During the great upheaval of 1848 he supported the revolutionists in the war between Hungary and Austria, and it was he who executed the order of General Torök to blow up the bridge at Szeged, by which act the advance of the Austrian army was checked. Wounded and taken prisoner, he was confined in a fortress, from which he managed to escape the night before his intended execution. Fleeing to Trieste, he took passage for Ireland and landed at Cork, proceeding thence to Dublin, where he preached by invitation of the congregation. He then went to London, and subsequently was elected minister of the United Congregation at Manchester. This was before the secession which led to the establishment of a Reform congregation in that city.

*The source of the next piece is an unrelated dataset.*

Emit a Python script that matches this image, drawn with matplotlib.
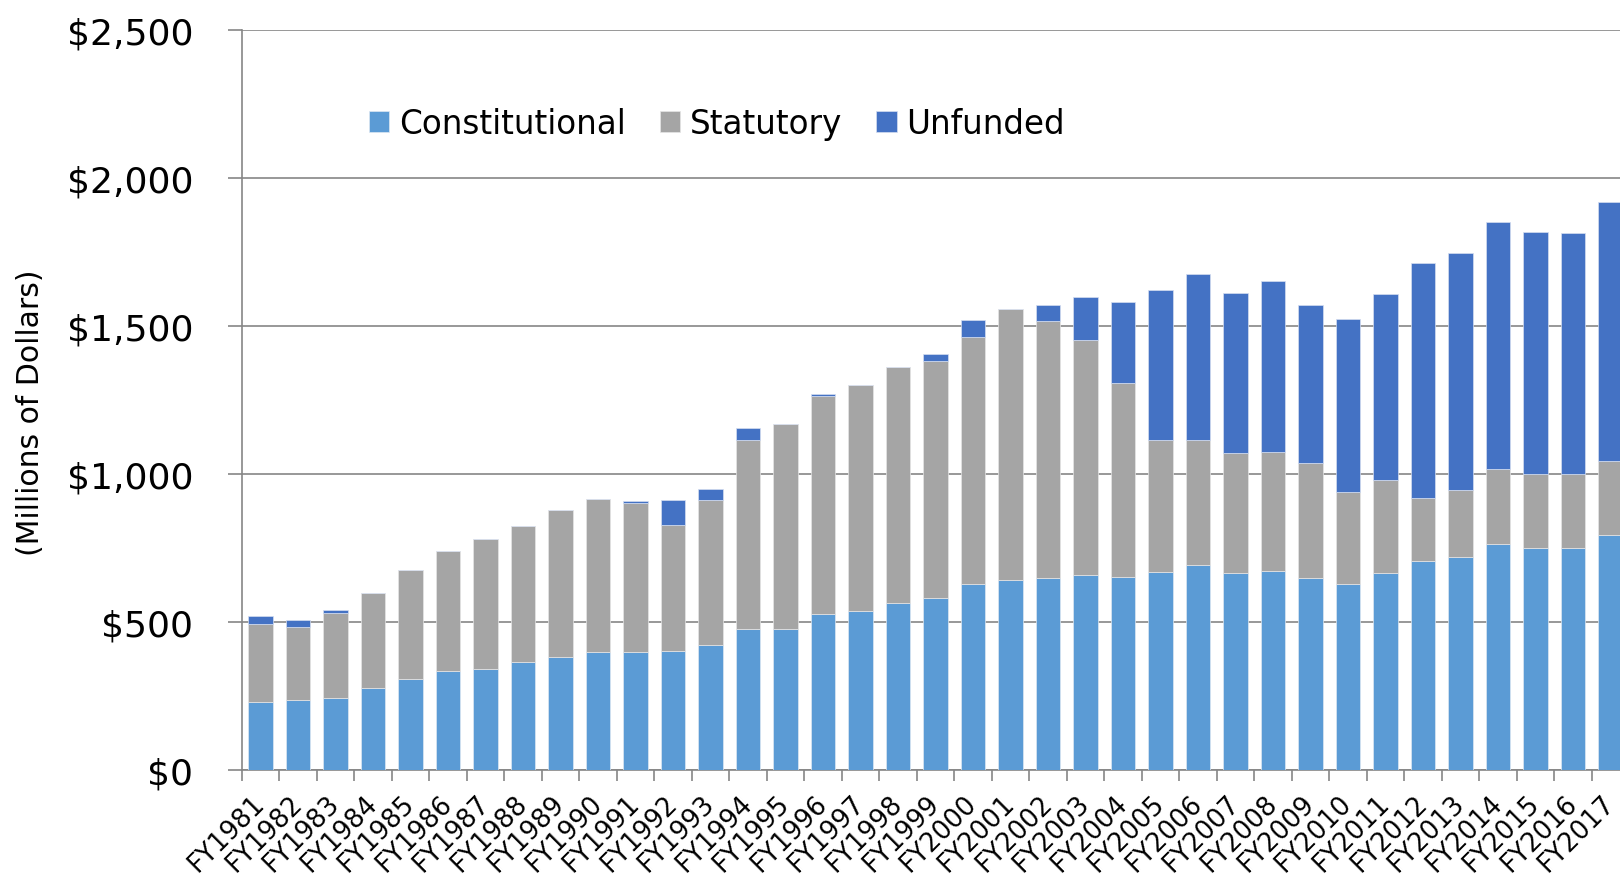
import numpy as np
import matplotlib
matplotlib.use("Agg")
import matplotlib.pyplot as plt

# Values in millions of dollars
years = ['FY1981', 'FY1982', 'FY1983', 'FY1984', 'FY1985', 'FY1986', 'FY1987',
         'FY1988', 'FY1989', 'FY1990', 'FY1991', 'FY1992', 'FY1993', 'FY1994',
         'FY1995', 'FY1996', 'FY1997', 'FY1998', 'FY1999', 'FY2000', 'FY2001',
         'FY2002', 'FY2003', 'FY2004', 'FY2005', 'FY2006', 'FY2007', 'FY2008',
         'FY2009', 'FY2010', 'FY2011', 'FY2012', 'FY2013', 'FY2014', 'FY2015',
         'FY2016', 'FY2017']

constitutional = [228, 235, 243, 275, 306, 333, 342, 365, 381, 397, 397, 403, 422,
                  476, 477, 526, 537, 562, 579, 627, 641, 649, 659, 653, 670, 691,
                  664, 673, 649, 628, 664, 706, 720, 762, 748, 748, 792]
statutory = [265, 247, 287, 324, 368, 406, 437, 458, 497, 518, 504, 424, 491,
             637, 692, 737, 765, 798, 803, 836, 916, 869, 792, 653, 446, 425,
             407, 401, 388, 312, 316, 211, 227, 253, 251, 251, 251]
unfunded = [28, 25, 10, 0, 0, 0, 0, 0, 0, 0, 8, 86, 37,
            43, 0, 7, 0, 0, 22, 58, 0, 52, 147, 274, 506, 560,
            541, 577, 533, 582, 628, 796, 801, 835, 817, 815, 876]

yticks = [0, 500, 1000, 1500, 2000, 2500]
ytick_labels = ['$0', '$500', '$1,000', '$1,500', '$2,000', '$2,500']

c_const = '#5B9BD5'
c_stat = '#A5A5A5'
c_unf = '#4472C4'
grid_col = '#868686'

fig = plt.figure(figsize=(16.2, 8.79), dpi=100)
ax = fig.add_axes([0.1493, 0.1231, 1 - 0.1493, 0.8416])

x = np.arange(len(years))
const = np.array(constitutional)
stat = np.array(statutory)
unf = np.array(unfunded)

w = 0.655
ax.bar(x, const, w, color=c_const, edgecolor='#dde8f3', linewidth=0.5, label='Constitutional', zorder=3)
ax.bar(x, stat, w, bottom=const, color=c_stat, edgecolor='#e6e6e6', linewidth=0.5, label='Statutory', zorder=3)
ax.bar(x, unf, w, bottom=const + stat, color=c_unf, edgecolor='#d5def0', linewidth=0.5, label='Unfunded', zorder=3)

ax.set_ylim(0, 2500)
ax.set_xlim(-0.5, 36.25)

ax.set_yticks(yticks)
ax.set_yticklabels(ytick_labels, fontsize=26)
ax.tick_params(axis='y', length=10, width=1.2, color=grid_col, pad=25)
ax.yaxis.grid(True, color=grid_col, linewidth=1.2, zorder=0)
ax.set_axisbelow(True)

# labels at bar centres, tick marks at category boundaries
ax.set_xticks(x)
ax.set_xticklabels(years, rotation=45, ha='right', va='center',
                   rotation_mode='anchor', fontsize=18.5)
ax.tick_params(axis='x', which='major', length=0, pad=21)
ax.set_xticks(np.arange(-0.5, 36.5, 1.0), minor=True)
ax.tick_params(axis='x', which='minor', length=8, width=1.2, color=grid_col)

for s in ['top', 'right']:
    ax.spines[s].set_visible(False)
for s in ['left', 'bottom']:
    ax.spines[s].set_color(grid_col)
    ax.spines[s].set_linewidth(1.2)

fig.text(0.019, 0.53, '(Millions of Dollars)', rotation=90, fontsize=21.5,
         ha='center', va='center')

fig.legend(loc='center', bbox_to_anchor=(0.4426, 0.858), ncol=3, frameon=False,
           fontsize=23.5, handlelength=0.62, handleheight=0.62, handletextpad=0.3,
           columnspacing=1.05)

fig.savefig('out.png', dpi=100)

Chiefly owing to Tobias Theodores (professor of Hebrew at Owens College), Schiller-Szinessy was offered and he accepted the office of minister to the newly formed congregation.

He married Georgiana Eleanor Herbert (1831-1901), who converted to Judaism and took the name Sarah. Their first-born child was Alfred Solomon (born 1863), who, like his father, started as an academic but disappeared and probably died during World War I as war-correspondent, leaving a widow and daughter, Ella Regina (1893-1984), in Hamburg. Subsequent children included Theresa Antonia (1864-1865), Eleanor Amalia (1867-1922), Henrietta Georgiana (1869-1939), and Sydney Herbert (1876-1964).

From his position in Manchester he resigned in 1863 and went to Cambridge, where he engaged in teaching, and likewise undertook to examine the Hebrew manuscripts in the Cambridge University Library. The fruit of his labors in the latter direction was his "Catalogue of the Hebrew Manuscripts Preserved in the University Library, Cambridge," Cambridge, 1876. In 1866 he was appointed teacher of Talmud and rabbinical literature, and subsequently reader in rabbinics. In recognition of his services the university conferred upon him the degree of M.A. in 1877. He was the first Jew in either Oxford or Cambridge to be placed on the Electoral Roll.

Among Schiller-Szinessy's contributions to literature may be mentioned an edition of David Ḳimḥi's commentary on the Psalms, book i., and "Massa ba'Arab," Romanelli's travels in Morocco toward the end of the eighteenth century.

His burial place is in Ipswich, Suffolk, in the "Old Jewish Cemetery".